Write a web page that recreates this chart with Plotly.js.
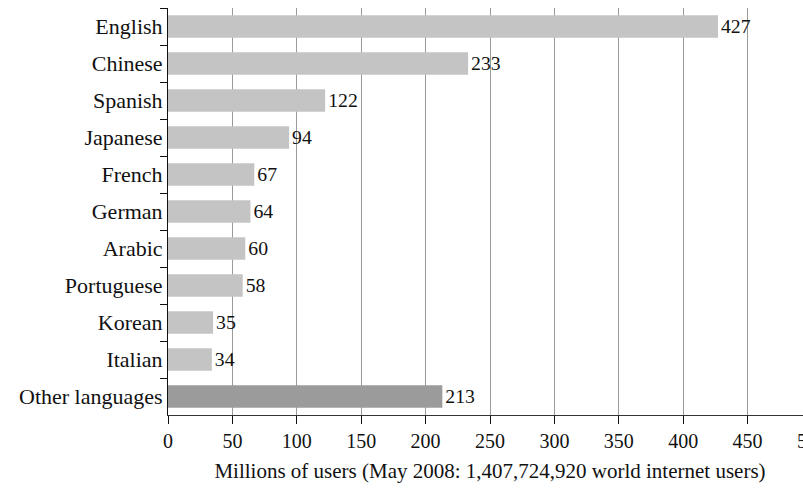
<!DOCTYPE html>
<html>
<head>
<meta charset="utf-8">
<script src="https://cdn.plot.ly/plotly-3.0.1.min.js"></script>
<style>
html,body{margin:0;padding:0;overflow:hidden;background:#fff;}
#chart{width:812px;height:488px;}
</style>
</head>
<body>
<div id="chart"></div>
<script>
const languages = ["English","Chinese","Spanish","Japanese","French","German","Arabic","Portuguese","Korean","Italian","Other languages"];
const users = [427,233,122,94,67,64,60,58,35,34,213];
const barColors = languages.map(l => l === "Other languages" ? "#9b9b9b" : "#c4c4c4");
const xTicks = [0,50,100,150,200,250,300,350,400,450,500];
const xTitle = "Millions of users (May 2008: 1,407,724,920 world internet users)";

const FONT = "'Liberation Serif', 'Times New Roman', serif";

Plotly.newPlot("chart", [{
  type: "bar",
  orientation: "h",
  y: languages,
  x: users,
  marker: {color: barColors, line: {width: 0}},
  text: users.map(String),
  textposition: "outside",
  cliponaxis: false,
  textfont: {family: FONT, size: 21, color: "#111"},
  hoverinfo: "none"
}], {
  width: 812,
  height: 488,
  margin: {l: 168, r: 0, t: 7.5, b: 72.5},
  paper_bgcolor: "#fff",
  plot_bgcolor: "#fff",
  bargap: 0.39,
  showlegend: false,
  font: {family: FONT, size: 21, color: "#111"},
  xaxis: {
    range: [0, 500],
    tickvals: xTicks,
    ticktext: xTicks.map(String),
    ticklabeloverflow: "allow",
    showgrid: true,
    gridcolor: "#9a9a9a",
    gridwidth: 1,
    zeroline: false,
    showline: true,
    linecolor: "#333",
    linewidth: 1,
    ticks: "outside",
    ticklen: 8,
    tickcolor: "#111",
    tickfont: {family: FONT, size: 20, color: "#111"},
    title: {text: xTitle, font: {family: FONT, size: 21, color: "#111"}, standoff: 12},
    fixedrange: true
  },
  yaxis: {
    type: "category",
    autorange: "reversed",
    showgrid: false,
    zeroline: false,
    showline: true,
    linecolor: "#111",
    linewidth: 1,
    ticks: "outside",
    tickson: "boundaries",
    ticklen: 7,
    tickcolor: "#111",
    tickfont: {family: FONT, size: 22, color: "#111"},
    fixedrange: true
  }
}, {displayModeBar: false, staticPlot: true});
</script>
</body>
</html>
◆ ◆ ◆ ◆ ◆ ◆ ◆
Reproduce the whole listing word for word, setting aside any pictures.

Write a web page that recreates this chart with Plotly.js.
<!DOCTYPE html>
<html>
<head>
<meta charset="utf-8">
<script src="https://cdn.plot.ly/plotly-3.0.1.min.js"></script>
<style>
html,body{margin:0;padding:0;overflow:hidden;background:#fff;}
#chart{width:812px;height:488px;}
</style>
</head>
<body>
<div id="chart"></div>
<script>
const languages = ["English","Chinese","Spanish","Japanese","French","German","Arabic","Portuguese","Korean","Italian","Other languages"];
const users = [427,233,122,94,67,64,60,58,35,34,213];
const barColors = languages.map(l => l === "Other languages" ? "#9b9b9b" : "#c4c4c4");
const xTicks = [0,50,100,150,200,250,300,350,400,450,500];
const xTitle = "Millions of users (May 2008: 1,407,724,920 world internet users)";

const FONT = "'Liberation Serif', 'Times New Roman', serif";

Plotly.newPlot("chart", [{
  type: "bar",
  orientation: "h",
  y: languages,
  x: users,
  marker: {color: barColors, line: {width: 0}},
  text: users.map(String),
  textposition: "outside",
  cliponaxis: false,
  textfont: {family: FONT, size: 21, color: "#111"},
  hoverinfo: "none"
}], {
  width: 812,
  height: 488,
  margin: {l: 168, r: 0, t: 7.5, b: 72.5},
  paper_bgcolor: "#fff",
  plot_bgcolor: "#fff",
  bargap: 0.39,
  showlegend: false,
  font: {family: FONT, size: 21, color: "#111"},
  xaxis: {
    range: [0, 500],
    tickvals: xTicks,
    ticktext: xTicks.map(String),
    ticklabeloverflow: "allow",
    showgrid: true,
    gridcolor: "#9a9a9a",
    gridwidth: 1,
    zeroline: false,
    showline: true,
    linecolor: "#333",
    linewidth: 1,
    ticks: "outside",
    ticklen: 8,
    tickcolor: "#111",
    tickfont: {family: FONT, size: 20, color: "#111"},
    title: {text: xTitle, font: {family: FONT, size: 21, color: "#111"}, standoff: 12},
    fixedrange: true
  },
  yaxis: {
    type: "category",
    autorange: "reversed",
    showgrid: false,
    zeroline: false,
    showline: true,
    linecolor: "#111",
    linewidth: 1,
    ticks: "outside",
    tickson: "boundaries",
    ticklen: 7,
    tickcolor: "#111",
    tickfont: {family: FONT, size: 22, color: "#111"},
    fixedrange: true
  }
}, {displayModeBar: false, staticPlot: true});
</script>
</body>
</html>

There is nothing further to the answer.